With benchmark yields stabilizing, credit spreads have become the primary driver of funding costs. In the AT1 segment, spreads have narrowed significantly from their post-crisis peaks, reflecting improved risk appetite among investors. Asset managers, pension funds, and hedge funds are actively reallocating capital into higher-yielding credit as they seek to enhance returns in a lower-volatility rate environment.

At the same time, the relative scarcity of new issuance over the past year has created pent-up demand. Many investors had been underweight AT1 exposure following the 2023 turmoil, and the recent normalization has prompted a reassessment of portfolio allocations.
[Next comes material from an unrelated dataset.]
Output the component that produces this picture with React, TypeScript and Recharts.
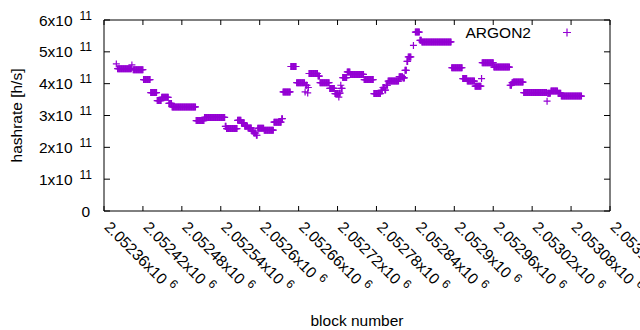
import { ScatterChart, Scatter, XAxis, YAxis, ReferenceArea } from 'recharts';

// block numbers are stored as offsets from this block
const blockBase = 2052360;

// runs of consecutive blocks sharing one hashrate estimate (x10^11 h/s)
const runFirst = [
  19, 21, 43, 45, 61, 72, 82, 89, 100, 105, 142, 155, 187, 189, 206, 212, 217, 222, 228, 231,
  235, 237, 247, 262, 274, 276, 288, 297, 310, 311, 314, 315, 316, 330, 333, 348, 356, 362, 363, 365,
  366, 368, 375, 380, 401, 416, 427, 430, 433, 435, 438, 455, 461, 464, 467, 469, 477, 480, 487, 490,
  536, 553, 560, 572, 582, 583, 601, 626, 629, 631, 647, 683, 684, 689, 700, 705,
];
const runLast = [
  19, 42, 43, 60, 71, 81, 88, 99, 104, 141, 154, 186, 188, 205, 211, 216, 221, 227, 230, 234,
  236, 246, 261, 273, 275, 287, 296, 309, 310, 313, 314, 315, 329, 332, 347, 355, 361, 362, 364, 365,
  367, 374, 379, 400, 415, 426, 429, 432, 434, 437, 454, 460, 463, 466, 468, 473, 477, 486, 489, 535,
  552, 559, 571, 581, 582, 600, 625, 628, 630, 646, 682, 683, 688, 699, 704, 736,
];
const runHashrate = [
  4.62, 4.47, 4.59, 4.44, 4.13, 3.72, 3.47, 3.57, 3.38, 3.27, 2.84, 2.94, 2.66, 2.59, 2.85, 2.77, 2.66, 2.61, 2.51, 2.45,
  2.38, 2.6, 2.54, 2.79, 2.9, 3.74, 4.54, 4.03, 3.74, 3.95, 3.71, 3.88, 4.32, 4.24, 4.03, 3.85, 3.69, 3.58, 3.7, 3.95,
  3.85, 4.19, 4.37, 4.29, 4.13, 3.69, 3.79, 3.88, 3.8, 3.95, 4.08, 4.22, 4.18, 4.42, 4.7, 4.84, 5.2, 5.62, 5.36, 5.31,
  4.5, 4.16, 4.08, 3.92, 4.16, 4.66, 4.52, 3.95, 4.03, 4.05, 3.72, 3.45, 3.7, 3.77, 3.7, 3.61,
];

const xTicks = [
  2052360, 2052420, 2052480, 2052540, 2052600, 2052660, 2052720, 2052780,
  2052840, 2052900, 2052960, 2053020, 2053080, 2053140,
];
const yTicks = [0, 1e11, 2e11, 3e11, 4e11, 5e11, 6e11];

const COLOR = '#9400d3';
const FONT = '"Liberation Sans", Arial, sans-serif';
const W = 640;
const H = 330;
const PLOT_LEFT = 104;
const PLOT_RIGHT = 610;
const PLOT_TOP = 20;
const PLOT_BOTTOM = 211;

const points: { block: number; hashrate: number }[] = [];
runFirst.forEach((first, i) => {
  for (let b = first; b <= runLast[i]; b++) {
    points.push({ block: blockBase + b, hashrate: runHashrate[i] * 1e11 });
  }
});

const Plus = (props: any) => {
  const { cx, cy } = props;
  if (cx == null || cy == null) return null;
  return (
    <path
      d={`M${cx - 3.5},${cy}h7M${cx},${cy - 3.5}v7`}
      stroke={COLOR}
      strokeWidth={1.2}
      fill="none"
    />
  );
};

const XTick = (props: any) => {
  const { x, payload } = props;
  const label = parseFloat((payload.value / 1e6).toFixed(5)).toString();
  const ty = 228;
  return (
    <g>
      <line x1={x} y1={PLOT_BOTTOM} x2={x} y2={PLOT_BOTTOM - 5} stroke="#000" />
      <line x1={x} y1={PLOT_TOP} x2={x} y2={PLOT_TOP + 5} stroke="#000" />
      <text
        x={x - 0.5}
        y={ty}
        transform={`rotate(45, ${x - 0.5}, ${ty})`}
        textAnchor="start"
        fontFamily={FONT}
        fontSize={15.5}
        fill="#000"
      >
        {label}x10
        <tspan dx={5} dy={-6} fontSize={12}>6</tspan>
      </text>
    </g>
  );
};

const YTick = (props: any) => {
  const { y, payload } = props;
  const v = payload.value;
  return (
    <g>
      <line x1={PLOT_LEFT} y1={y} x2={PLOT_LEFT + 6} y2={y} stroke="#000" />
      <line x1={PLOT_RIGHT} y1={y} x2={PLOT_RIGHT - 6} y2={y} stroke="#000" />
      {v === 0 ? (
        <text x={90} y={y + 5.5} textAnchor="end" fontFamily={FONT} fontSize={15.5} fill="#000">
          0
        </text>
      ) : (
        <text x={92} y={y + 5.5} textAnchor="end" fontFamily={FONT} fontSize={15.5} fill="#000">
          {Math.round(v / 1e11)}x10
          <tspan dx={7} dy={-6} fontSize={12}>11</tspan>
        </text>
      )}
    </g>
  );
};

export default function App() {
  return (
    <div style={{ position: 'absolute', left: 0, top: 0, width: W, height: H, background: '#fff' }}>
      <ScatterChart
        width={W}
        height={H}
        margin={{ top: PLOT_TOP, right: W - PLOT_RIGHT, left: 0, bottom: 0 }}
      >
        <XAxis
          type="number"
          dataKey="block"
          domain={[xTicks[0], xTicks[xTicks.length - 1]]}
          ticks={xTicks}
          interval={0}
          tick={<XTick />}
          tickLine={false}
          axisLine={false}
          tickSize={0}
          tickMargin={0}
          height={H - PLOT_BOTTOM}
          allowDataOverflow
        />
        <YAxis
          type="number"
          dataKey="hashrate"
          domain={[0, 6e11]}
          ticks={yTicks}
          interval={0}
          tick={<YTick />}
          tickLine={false}
          axisLine={false}
          tickSize={0}
          tickMargin={0}
          width={PLOT_LEFT}
          allowDataOverflow
        />
        <Scatter data={points} shape={<Plus />} isAnimationActive={false} />
        <ReferenceArea
          x1={xTicks[0]}
          x2={xTicks[xTicks.length - 1]}
          y1={0}
          y2={6e11}
          fill="none"
          stroke="#000"
          strokeWidth={1}
        />
      </ScatterChart>
      <svg
        width={W}
        height={H}
        style={{ position: 'absolute', left: 0, top: 0, pointerEvents: 'none' }}
      >
        <text
          transform="translate(22, 115.5) rotate(-90)"
          textAnchor="middle"
          fontFamily={FONT}
          fontSize={15.5}
          fill="#000"
        >
          hashrate [h/s]
        </text>
        <text x={357} y={326} textAnchor="middle" fontFamily={FONT} fontSize={15.5} fill="#000">
          block number
        </text>
        <text x={531} y={37.5} textAnchor="end" fontFamily={FONT} fontSize={15.5} fill="#000">
          ARGON2
        </text>
        <path d="M563,32.5h8M567,28.5v8" stroke={COLOR} strokeWidth={1.2} fill="none" />
      </svg>
    </div>
  );
}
The resulting demand-supply imbalance has further supported pricing for new deals.

European banks are also benefiting from stronger fundamentals. Capital ratios across the sector remain well above regulatory requirements, supported by retained earnings, disciplined risk management, and, in some cases, reduced exposure to higher-risk assets. Profitability has been bolstered by higher interest rates, which have widened net interest margins, providing an additional cushion for absorbing potential losses.

However, the resurgence of AT1 issuance is not without risks. Market participants caution that the asset class remains sensitive to shifts in investor sentiment and macroeconomic conditions. A resurgence of inflationary pressures, unexpected monetary policy tightening, or geopolitical shocks could quickly reverse the current trend, leading to renewed volatility in spreads.

Regulatory risk also remains a key consideration. While authorities have sought to clarify the treatment of AT1 instruments, investors continue to monitor developments closely, particularly in jurisdictions where resolution frameworks may differ. Any indication of inconsistency in the application of capital hierarchy rules could undermine confidence and disrupt the market once again.

Another factor influencing issuance decisions is the evolving cost-benefit analysis of AT1 funding relative to other capital instruments. While AT1 bonds offer flexibility and loss-absorbing capacity, they are generally more expensive than senior debt. Banks must weigh these costs against regulatory requirements and market conditions when determining their optimal capital structure.

Traders monitor European bank bond issuance activity on screens in a financial trading floor setting.

Despite these challenges, the current environment appears conducive to sustained issuance in the near term. Analysts expect European banks to continue tapping the AT1 market opportunistically, particularly as they approach call dates on existing instruments and seek to refinance at more favorable terms. The pace of issuance will likely depend on market conditions, investor demand, and broader economic developments.

The renewed activity in AT1 bonds also has broader implications for the European financial system. A well-functioning AT1 market enhances the resilience of the banking sector by providing a reliable source of loss-absorbing capital. It also contributes to the development of deeper and more liquid capital markets, which are essential for supporting economic growth and financial stability.

For investors, the resurgence offers both opportunities and challenges. While yields remain attractive compared to other fixed-income assets, the complexity and risk profile of AT1 instruments require careful analysis and active management. Investors must assess issuer-specific factors, including capital ratios, earnings stability, and exposure to macroeconomic risks, as well as broader market dynamics.

In the coming months, attention will focus on the sustainability of the current issuance trend and the extent to which it reflects a structural recovery in the AT1 market versus a cyclical rebound driven by favorable conditions. Key indicators will include the volume and pricing of new deals, investor participation, and the performance of outstanding securities in secondary markets.

Ultimately, the acceleration of AT1 bond issuance by European banks underscores a broader normalization in credit markets following a period of exceptional stress. While uncertainties remain, the ability of banks to access this segment of the capital structure at reasonable cost is a positive signal for the health of the financial system and the resilience of post-crisis regulatory frameworks.